The joyless side of happy hour

Cocktail glass with ice on the bar
Photo by Louis Hansel

Who do I write for in these uncertain times? Is it the restaurateur trying to find their way through this mess? Is it the patron, curious about what the future of restaurants will look like? Today, it’s both.

Restaurateurs, we need to have an honest conversation about discounts and how we’ve created a culture where low price equates to high value. Patrons, we need to have an honest conversation about what you love most about us and why it’s killing us.

The idea behind happy hour is simple: Businesses offer discounts to entice guests to patronize an establishment during a period of time that’s typically slow. 

What has that evolved into? A chronic culture of discounting that has brainwashed guests into believing that paying full price is a rip-off, forcing restaurateurs to create new and unique promotions that obliterate their profitability. There’s Margarita Monday, Taco Tuesday, Wine Wednesday, Thirsty Thursday, add in a Happy Hour, don’t forget Reverse Happy Hour, and, of course, Bottomless Brunch. Should I go on? 

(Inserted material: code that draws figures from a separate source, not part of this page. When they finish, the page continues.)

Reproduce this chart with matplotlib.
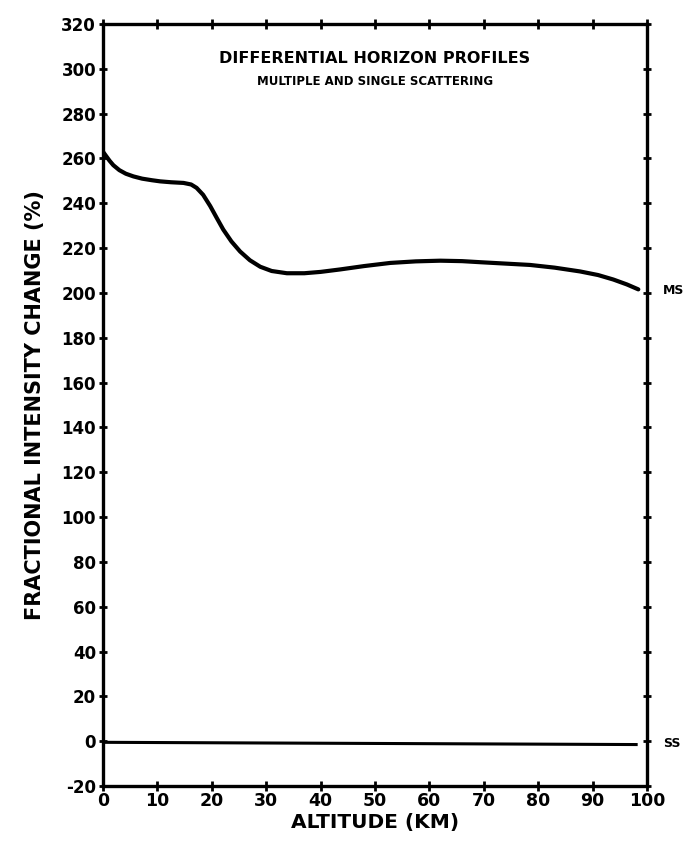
import matplotlib
matplotlib.use("Agg")
import matplotlib.pyplot as plt
import numpy as np

# Data
ms_alt = [0, 0.6, 1.2, 1.9, 3.0, 4.2, 5.6, 7.2, 9.0, 10.5, 12.5, 14.8, 16.2, 17.2, 18.4, 19.7,
          20.9, 22.1, 23.6, 25.2, 27.0, 28.9, 31.0, 33.8, 37.0, 40.0, 43.6, 48.0, 52.8, 57.5,
          62.0, 66.0, 69.5, 74.0, 78.5, 83.0, 87.7, 91.0, 93.8, 96.3, 98.4]
ms_val = [263, 261, 259, 257, 254.8, 253.2, 252, 251, 250.3, 249.8, 249.4, 249.1, 248.4, 246.9, 243.8, 238.8,
          233.5, 228.3, 223.0, 218.5, 214.6, 211.7, 209.8, 208.8, 208.8, 209.4, 210.5, 212.0, 213.4, 214.1,
          214.4, 214.2, 213.7, 213.1, 212.5, 211.3, 209.6, 208.0, 206.0, 203.8, 201.6]
ss_alt = [0, 98]
ss_val = [-0.5, -1.5]

x_ticks = list(range(0, 101, 10))
y_ticks = list(range(-20, 321, 20))

plt.rcParams['font.family'] = ['DejaVu Sans']
fig = plt.figure(figsize=(6.97, 8.43), dpi=100)
ax = fig.add_axes([0.1478, 0.0676, 0.7805, 0.9039])

ax.plot(ms_alt, ms_val, color='black', lw=3.0, solid_capstyle='round', solid_joinstyle='round')
ax.plot(ss_alt, ss_val, color='black', lw=2.2)

ax.set_xlim(0, 100)
ax.set_ylim(-20, 320)
ax.set_xticks(x_ticks)
ax.set_yticks(y_ticks)
ax.set_xticklabels([str(t) for t in x_ticks], fontsize=12.5, fontweight='bold')
ax.set_yticklabels([str(t) for t in y_ticks], fontsize=12, fontweight='bold')
ax.tick_params(axis='both', direction='inout', length=7, width=2, pad=2,
               top=True, right=True, labeltop=False, labelright=False)
ax.tick_params(axis='x', pad=1)
ax.tick_params(axis='y', left=True, length=6)
for s in ax.spines.values():
    s.set_linewidth(2.4)

ax.text(0.5, 0.955, 'DIFFERENTIAL HORIZON PROFILES', transform=ax.transAxes,
        ha='center', va='center', fontsize=11.5, fontweight='bold')
ax.text(0.5, 0.925, 'MULTIPLE AND SINGLE SCATTERING', transform=ax.transAxes,
        ha='center', va='center', fontsize=8.5, fontweight='bold')

ax.text(103, 201, 'MS', ha='left', va='center', fontsize=9, fontweight='bold', clip_on=False)
ax.text(103, -1, 'SS', ha='left', va='center', fontsize=9, fontweight='bold', clip_on=False)

ax.set_xlabel('ALTITUDE (KM)', fontsize=14.5, fontweight='bold', labelpad=2)
ax.set_ylabel('FRACTIONAL INTENSITY CHANGE (%)', fontsize=15, fontweight='bold', labelpad=12)

fig.savefig('out.png', dpi=100)
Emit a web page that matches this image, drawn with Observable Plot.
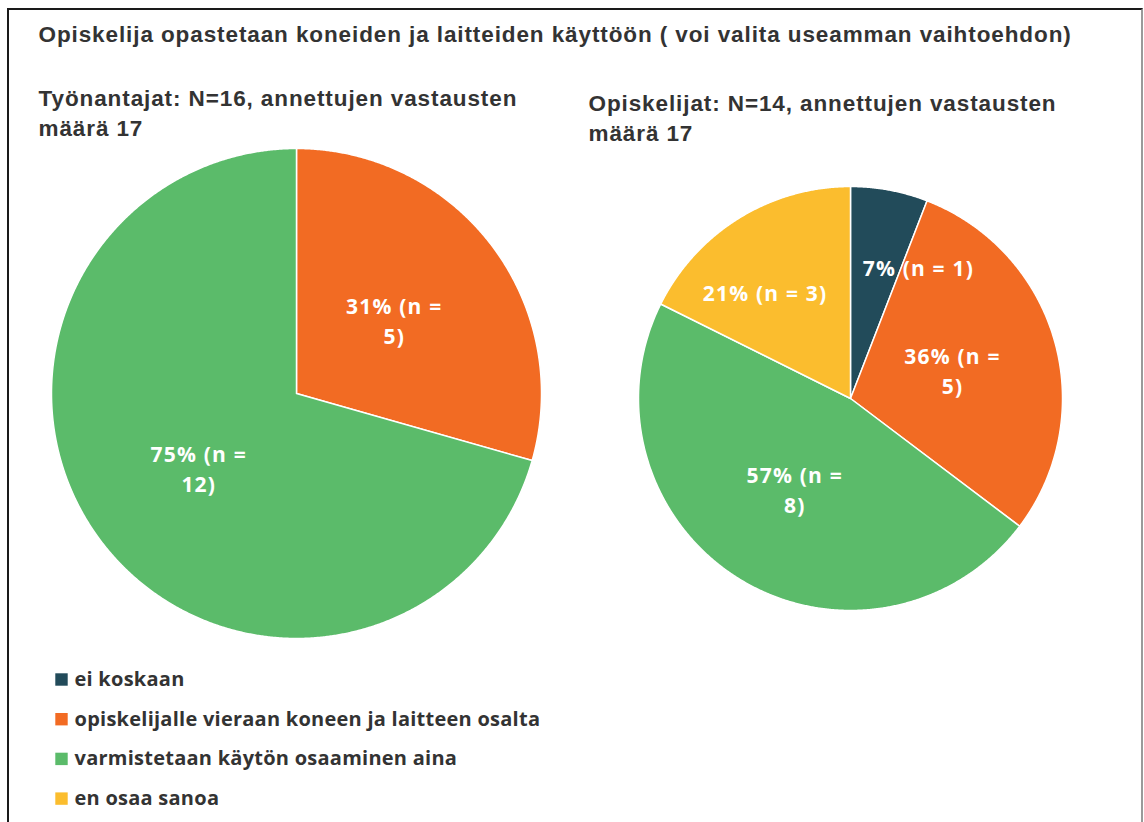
<!DOCTYPE html>
<html>
<head>
<meta charset="utf-8">
<script src="https://cdn.jsdelivr.net/npm/d3@7"></script>
<script src="https://cdn.jsdelivr.net/npm/@observablehq/plot@0.6"></script>
<style>
  body { margin: 0; background: #fff; }
  #wrap { position: relative; width: 1144px; height: 822px; overflow: hidden; }
  #border { position: absolute; left: 7px; top: 8px; width: 1132px; height: 840px;
    border-left: 2px solid #1a1a1a; border-top: 2px solid #1a1a1a; border-right: 2px solid #9a9a9a; pointer-events: none; }
</style>
</head>
<body>
<div id="wrap"><div id="border"></div></div>
<script>
const title = "Opiskelija opastetaan koneiden ja laitteiden käyttöön ( voi valita useamman vaihtoehdon)";
const categories = ["ei koskaan", "opiskelijalle vieraan koneen ja laitteen osalta", "varmistetaan käytön osaaminen aina", "en osaa sanoa"];
const colors = ["#224b5a", "#f26b23", "#5bbb6a", "#fbbd2e"];
const groupNames = ["Työnantajat", "Opiskelijat"];
const groupN = [16, 14];
const groupAnswers = [17, 17];
const employerCounts = [0, 5, 12, 0];
const studentCounts = [1, 5, 8, 3];

const W = 1144, H = 822;
const pies = [
  {name: groupNames[0], N: groupN[0], answers: groupAnswers[0], counts: employerCounts, cx: 296, cy: 393, r: 245},
  {name: groupNames[1], N: groupN[1], answers: groupAnswers[1], counts: studentCounts, cx: 850, cy: 398, r: 212}
];

const slicePts = [];
const labels = [];
pies.forEach((p, pi) => {
  const rows = categories.map((c, i) => ({category: c, n: p.counts[i]})).filter(d => d.n > 0);
  const arcs = d3.pie().sort(null).value(d => d.n).startAngle(0).endAngle(2 * Math.PI)(rows);
  const total = d3.sum(rows, d => d.n);
  arcs.forEach((a, k) => {
    const id = pi + "-" + k;
    slicePts.push({id, category: a.data.category, x: p.cx, y: p.cy});
    const steps = Math.max(2, Math.ceil((a.endAngle - a.startAngle) / 0.005));
    for (let s = 0; s <= steps; s++) {
      const t = a.startAngle + (a.endAngle - a.startAngle) * s / steps;
      slicePts.push({id, category: a.data.category, x: p.cx + p.r * Math.sin(t), y: p.cy - p.r * Math.cos(t)});
    }
    slicePts.push({id, category: a.data.category, x: p.cx, y: p.cy});
    const frac = a.data.n / total;
    const mid = (a.startAngle + a.endAngle) / 2;
    const pct = Math.round(a.data.n / p.N * 100);
    const small = frac < 0.2;
    let ang = mid, rf = 0.5;
    if (small) { ang = mid - 0.12; rf = 0.645; }
    if (frac < 0.1) { ang = mid + 0.29; rf = 0.7; }
    const text = small ? `${pct}% (n = ${a.data.n})` : `${pct}% (n =\n${a.data.n})`;
    labels.push({x: p.cx + rf * p.r * Math.sin(ang), y: p.cy - rf * p.r * Math.cos(ang), text});
  });
});

const headings = [
  {x: 38, y: 98, text: `${pies[0].name}: N=${pies[0].N}, annettujen vastausten`},
  {x: 38, y: 128, text: `määrä ${pies[0].answers}`},
  {x: 588, y: 103, text: `${pies[1].name}: N=${pies[1].N}, annettujen vastausten`},
  {x: 588, y: 133, text: `määrä ${pies[1].answers}`}
];
const legendRows = categories.map((c, i) => ({category: c, x: 61, y: 679 + i * 39.7}));

const chart = Plot.plot({
  width: W, height: H,
  margin: 0,
  x: {domain: [0, W], range: [0, W], axis: null},
  y: {domain: [0, H], range: [0, H], axis: null},
  color: {domain: categories, range: colors, legend: false},
  marks: [
    Plot.line(slicePts, {x: "x", y: "y", z: "id", fill: "category", stroke: "white", strokeWidth: 1.5, curve: "linear"}),
    Plot.text(labels, {x: "x", y: "y", text: "text", fill: "white", fontFamily: "Open Sans", fontWeight: "bold", fontSize: 21, lineHeight: 1.43}),
    Plot.text([title], {x: () => 38, y: () => 34, text: d => d, textAnchor: "start", fontFamily: "Liberation Sans", fontWeight: "bold", fontSize: 22.5, fill: "#333"}),
    Plot.text(headings, {x: "x", y: "y", text: "text", textAnchor: "start", fontFamily: "Liberation Sans", fontWeight: "bold", fontSize: 22.5, fill: "#333"}),
    Plot.dot(legendRows, {x: "x", y: "y", symbol: "square", r: 7, fill: "category", stroke: null}),
    Plot.text(legendRows, {x: d => d.x + 13, y: "y", text: "category", textAnchor: "start", fontFamily: "Open Sans", fontWeight: "bold", fontSize: 20, fill: "#333"})
  ]
});
d3.select(chart).selectAll('g[font-family="Liberation Sans"]').attr("letter-spacing", "0.9px");
d3.select(chart).selectAll('g[font-family="Open Sans"][fill="white"]').attr("letter-spacing", "1.2px");
d3.select(chart).selectAll('g[font-family="Open Sans"][fill="#333"]').attr("letter-spacing", "0.25px");
document.getElementById("wrap").prepend(chart);
</script>
</body>
</html>
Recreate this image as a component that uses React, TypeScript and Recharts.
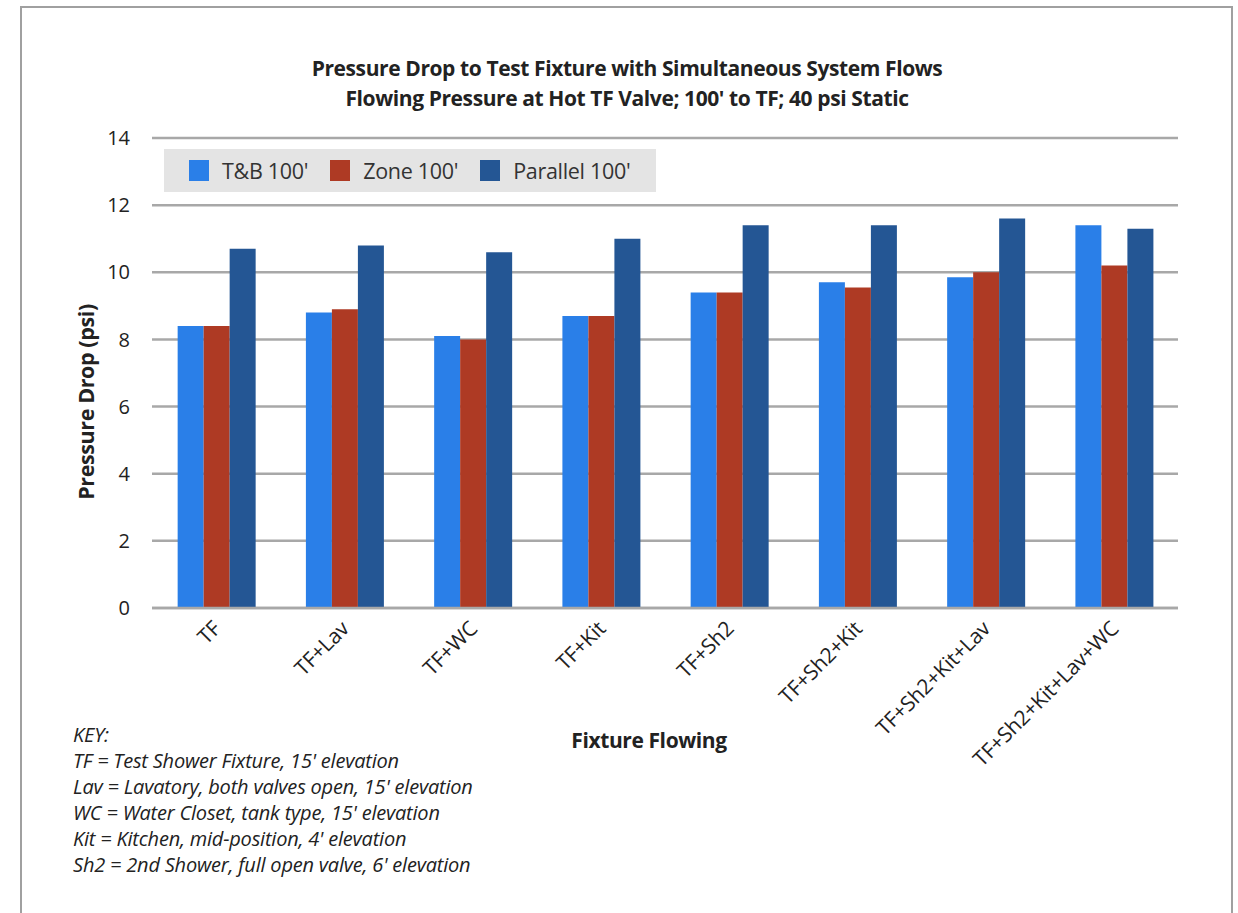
import React from "react";
import { BarChart, Bar, XAxis, YAxis, CartesianGrid } from "recharts";

const fixtures = [
  "TF",
  "TF+Lav",
  "TF+WC",
  "TF+Kit",
  "TF+Sh2",
  "TF+Sh2+Kit",
  "TF+Sh2+Kit+Lav",
  "TF+Sh2+Kit+Lav+WC",
];
const tbValues = [8.4, 8.8, 8.1, 8.7, 9.4, 9.7, 9.85, 11.4];
const zoneValues = [8.4, 8.9, 8.0, 8.7, 9.4, 9.55, 10.0, 10.2];
const parallelValues = [10.7, 10.8, 10.6, 11.0, 11.4, 11.4, 11.6, 11.3];
const yTicks = [0, 2, 4, 6, 8, 10, 12, 14];

const seriesNames = ["T&B 100'", "Zone 100'", "Parallel 100'"];
const colors = ["#2a7fe8", "#ae3a24", "#245694"];

const keyLines = [
  "KEY:",
  "TF = Test Shower Fixture, 15' elevation",
  "Lav = Lavatory, both valves open, 15' elevation",
  "WC = Water Closet, tank type, 15' elevation",
  "Kit = Kitchen, mid-position, 4' elevation",
  "Sh2 = 2nd Shower, full open valve, 6' elevation",
];

const data = fixtures.map((name, i) => ({
  name,
  tb: tbValues[i],
  zone: zoneValues[i],
  parallel: parallelValues[i],
}));

const font = "'Open Sans', 'DejaVu Sans', sans-serif";

function XTick(props: any) {
  const { x, y, payload } = props;
  const ax = x + 6;
  const ay = y + 14;
  return (
    <text
      x={ax}
      y={ay}
      textAnchor="end"
      fontSize={21}
      fontFamily={font}
      letterSpacing={-0.2}
      fill="#222"
      transform={`rotate(-45, ${ax}, ${ay})`}
    >
      {payload.value}
    </text>
  );
}

function LegendBox() {
  return (
    <div
      style={{
        position: "absolute",
        left: 164,
        top: 149,
        width: 492,
        height: 43,
        display: "flex",
        alignItems: "center",
        background: "#e4e4e4",
        fontFamily: font,
        fontSize: 21.5,
        color: "#333",
        letterSpacing: -0.3,
        paddingLeft: 25,
        boxSizing: "border-box",
      }}
    >
      {seriesNames.map((s, i) => (
        <span key={s} style={{ display: "flex", alignItems: "center", marginRight: 22 }}>
          <span style={{ width: 20, height: 21, background: colors[i], marginRight: 13 }} />
          {s}
        </span>
      ))}
    </div>
  );
}

export default function App() {
  return (
    <div style={{ position: "absolute", left: 0, top: 0, width: 1238, height: 913, background: "#fff", overflow: "hidden" }}>
      <div
        style={{
          position: "absolute",
          left: 20,
          top: 6,
          width: 1213,
          height: 960,
          border: "2px solid #a0a0a0",
          boxSizing: "border-box",
        }}
      />
      <div
        style={{
          position: "absolute",
          left: 0,
          width: 1254,
          top: 53,
          textAlign: "center",
          fontFamily: font,
          fontWeight: 700,
          fontSize: 21,
          lineHeight: "30px",
          letterSpacing: -0.4,
          color: "#222",
        }}
      >
        <div>Pressure Drop to Test Fixture with Simultaneous System Flows</div>
        <div>Flowing Pressure at Hot TF Valve; 100' to TF; 40 psi Static</div>
      </div>
      <div
        style={{
          position: "absolute",
          left: 85,
          top: 402,
          transform: "translate(-50%, -50%) rotate(-90deg)",
          whiteSpace: "nowrap",
          fontFamily: font,
          fontWeight: 700,
          fontSize: 21.5,
          letterSpacing: -0.4,
          color: "#222",
        }}
      >
        Pressure Drop (psi)
      </div>
      <div
        style={{
          position: "absolute",
          left: 649,
          top: 740,
          transform: "translate(-50%, -50%)",
          whiteSpace: "nowrap",
          fontFamily: font,
          fontWeight: 700,
          fontSize: 21,
          letterSpacing: -0.4,
          color: "#222",
        }}
      >
        Fixture Flowing
      </div>
      <div
        style={{
          position: "absolute",
          left: 73,
          top: 722,
          fontFamily: font,
          fontStyle: "italic",
          fontSize: 20,
          lineHeight: "26px",
          letterSpacing: -0.2,
          color: "#222",
          whiteSpace: "nowrap",
        }}
      >
        {keyLines.map((l) => (
          <div key={l}>{l}</div>
        ))}
      </div>
      <div style={{ position: "absolute", left: 0, top: 0 }}>
        <BarChart
          width={1238}
          height={913}
          data={data}
          margin={{ top: 138, right: 60, left: 0, bottom: 0 }}
          barCategoryGap="20%"
          barGap={0}
        >
          <CartesianGrid vertical={false} stroke="#a8a8a8" strokeWidth={2.5} />
          <XAxis
            dataKey="name"
            interval={0}
            height={305}
            axisLine={{ stroke: "#a8a8a8", strokeWidth: 2.5 }}
            tickLine={false}
            tick={<XTick />}
          />
          <YAxis
            width={152}
            domain={[0, 14]}
            ticks={yTicks}
            axisLine={false}
            tickLine={false}
            tickSize={0}
            tickMargin={22}
            tick={{ fontSize: 20, fontFamily: font, fill: "#222" }}
          />
          <Bar dataKey="tb" name={seriesNames[0]} fill={colors[0]} isAnimationActive={false} />
          <Bar dataKey="zone" name={seriesNames[1]} fill={colors[1]} isAnimationActive={false} />
          <Bar dataKey="parallel" name={seriesNames[2]} fill={colors[2]} isAnimationActive={false} />
        </BarChart>
      </div>
      <LegendBox />
    </div>
  );
}
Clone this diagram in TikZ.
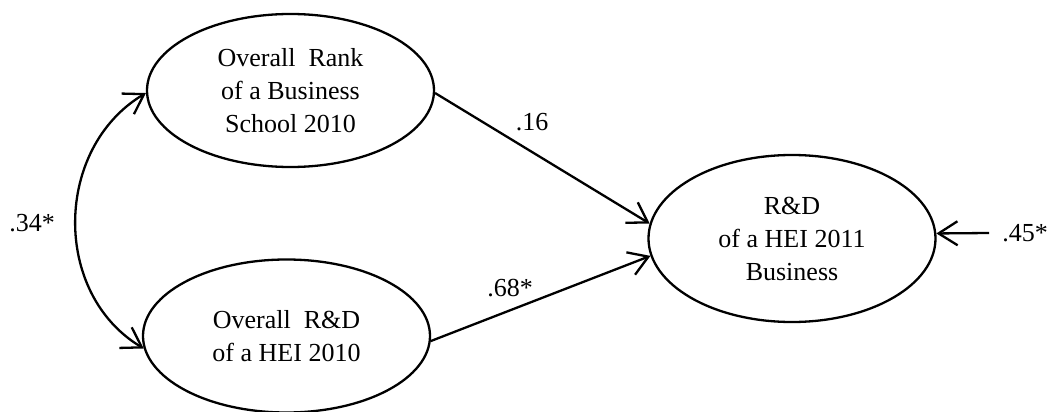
\documentclass[tikz,border=0pt]{standalone}
\usepackage{fontspec}
\setmainfont{Liberation Serif}
\usetikzlibrary{shapes.geometric,arrows.meta}
\begin{document}
\begin{tikzpicture}[x=1pt,y=-1pt,
  every node/.style={font=\fontsize{26}{33}\selectfont},
  latent/.style={draw,ellipse,line width=2.3pt,inner sep=0pt,
    minimum width=287pt,minimum height=153pt,align=center},
  coef/.style={inner sep=0pt},
  tip/.style={Straight Barb[length=19pt,width=24pt,line width=2.3pt]},
  path/.style={line width=2.3pt,-{Straight Barb[length=19pt,width=24pt,line width=2.3pt]}},
  covar/.style={line width=2.3pt,{Straight Barb[length=19pt,width=24pt,line width=2.3pt]}-{Straight Barb[length=19pt,width=24pt,line width=2.3pt]}}]
  \useasboundingbox[fill=white] (0,0) rectangle (1050,412);

  % latent variables
  \node[latent] (rank) at (290.5,90.5) {Overall\hspace{0.5em}Rank\\of a Business\\School 2010};
  \node[latent] (rd10) at (286.5,336) {Overall\hspace{0.5em}R\&D\\of a HEI 2010};
  \node[latent,minimum height=167pt] (rd11) at (792,238.5) {R\&D\\of a HEI 2011\\Business};

  % residual input
  \coordinate (res) at (989,233);
  \node[coef] (e45) at (1025,233) {.45*};

  % paths
  \draw[path] (rank.-1) -- (rd11.174);
  \draw[path] (rd10.-2) -- (rd11.187);
  \draw[path] (res) -- (rd11.2);

  % covariance between the exogenous variables
  \draw[covar] (rank.181) .. controls +(-92,55) and +(-92,-55) .. (rd10.185);

  % coefficients
  \node[coef] (c16) at (532,122) {.16};
  \node[coef] (c68) at (510,288) {.68*};
  \node[coef] (c34) at (32,223) {.34*};
\end{tikzpicture}
\end{document}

As an industry, we’ve conflated being busy and being profitable—all while asking the wrong questions. We wonder, “How do I get more business on a Monday?” instead of “Should I even be open on a Monday?” We think, “How do I compete with Taco Tuesday?” instead of “How can I create more value without lowering prices?”

As an industry, we have devalued what we do for a living. I am equally responsible for this problem. I have made the same mistake, but I am working to chart a new path forward. 

This is the future as I see it.

Discounts will be eliminated; prices will rise

With 53% of restaurant closures listed as permanent, competition will be at an all-time low. This is my opportunity to incorporate everything into the price: subsidized health care, retirement programs, living wages, sustainable food practices, a 15-20% profit margin, etc. I’m going to establish a pricing model that works, and I’m not going to deviate. We’ll work feverishly to add more value through quality ingredients and customer experience, but we will no longer discount. The price is the price. The plan is the plan. If we go out of business because of this, then so be it. 

Our service model will change

The service model at my restaurant is almost identical to the service model of a restaurant in a similar tier 100 years ago. A guest enters the restaurant, they’re greeted and seated, their order is taken by a representative from the restaurant, that order is then prepared and delivered. The customer issues payment for the food to the representative and vacates the premises. Very little has changed in the full-service dining model. Yes, the guestbook has been digitized, but at its foundation, the process remains the same.

With the skyrocketing cost of labor, how is it possible that our service model hasn’t evolved? I truly believe we can incorporate technology into the customer service experience in a way that injects more humanity, not replaces it. 

We’re going to run things by the numbers moving forward. We’ll craft a labor strategy based on a 35% labor margin and let tech till in the gaps. We’ll need to get creative, but as long as the guest experience is the priority, I believe we can make the numbers work. 

An overdue conversation must happen

To my loyal guests, you’ve been fooled into believing this was easy for too long. As an industry, we created this problem, but we’ll need your help to fix it. I understand these changes will result in pricing us out of many markets, but I can no longer attempt to be all things to all people. Just like your family is your main priority, my wife and daughter are mine. I can no longer survive working for free or, at times, paying to work. 

These are not the exploits of a greedy capitalist trying to make more money. This is about finding the balance between my aspirations to serve my community and my responsibilities to provide for my family. In devaluing my products and services, I’ve underestimated your ability to understand and empathize with my situation, and that needs to stop.

Going out to eat is an option. Paying rent is not. I know that resonates with all of you at some level. And hopefully this is the beginning of a corporate initiative, a restaurant culture shift. Hopefully this is the beginning of a two-way conversation where we are able to better serve each other’s needs. Everyone’s talking about the long road back. I say we go somewhere new.